Of the 42 recommendations presented last summer by Laguna Beach’s Wildfire Mitigation and Fire Safety Subcommittee, 29 are expected to be implemented over the next two years, according to the first quarterly update presented to the City Council on Tuesday night as Laguna tries to fortify against potential wildfires.

The report reviewed actions the city has taken in the past five months following the initial presentation and allocation of funding in July. The city has earmarked $23 million for the effort.

Several of the goals have already been completed, staff said, such as increasing outreach, identifying an alternate emergency operations center location and development of a plan to augment current procedures for non-safety resources on “red flag” fire warning days.

Laguna Beach is in the process of installing a citywide outdoor emergency warning system, with the first phase expected to be completed by February and the second phase in May.

Other projects — including placing utility lines underground and installing two fire-detection cameras — are expected to continue into the next year.

The council recently approved a contract for New York-based KLD Engineering to conduct an evacuation modeling study that is expected to come out in June.

The city also recently received $1 million from the state for fuel modification — removing, altering or replacing vegetation that could pose a fire hazard.
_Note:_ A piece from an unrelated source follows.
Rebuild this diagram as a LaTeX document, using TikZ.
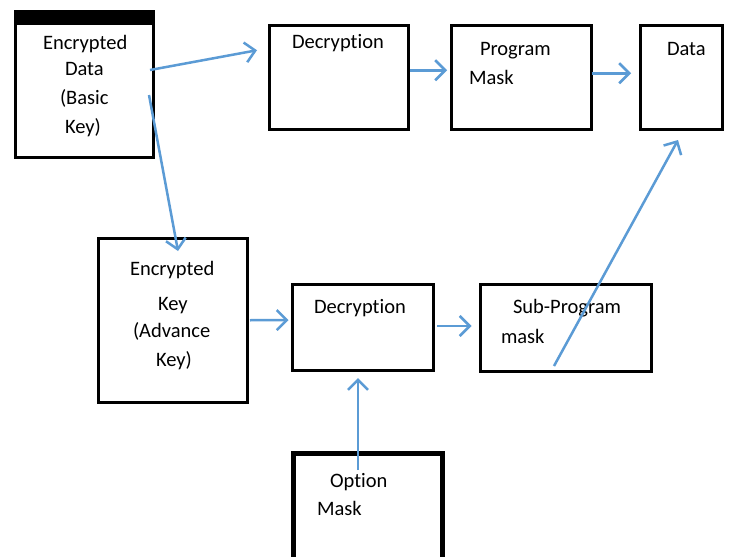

Current fuel modification zone maintenance is continuing, and additional zones are expected to be completed in Laguna Canyon and Canyon Acres.

The second quarterly update is scheduled for March, staff said.

“When we adopted this, the council said, ‘We really want to make sure this thing is appointed and doesn’t just sit on the shelf,’ ” Mayor Bob Whalen said. “This will keep us accountable.”

Much of Laguna Beach is designated as a very high fire hazard severity zone by the California Department of Forestry and Fire Protection, or Cal Fire, and the subcommittee reported in July that it is a uniquely dangerous place for a fire because of its 16,000 acres of open terrain, only three roadways out of town and an estimated summer population of 6 million visitors in addition to its 23,000 residents.

A fire in 1993 burned 14,337 acres in the city and caused about $528 million in damage.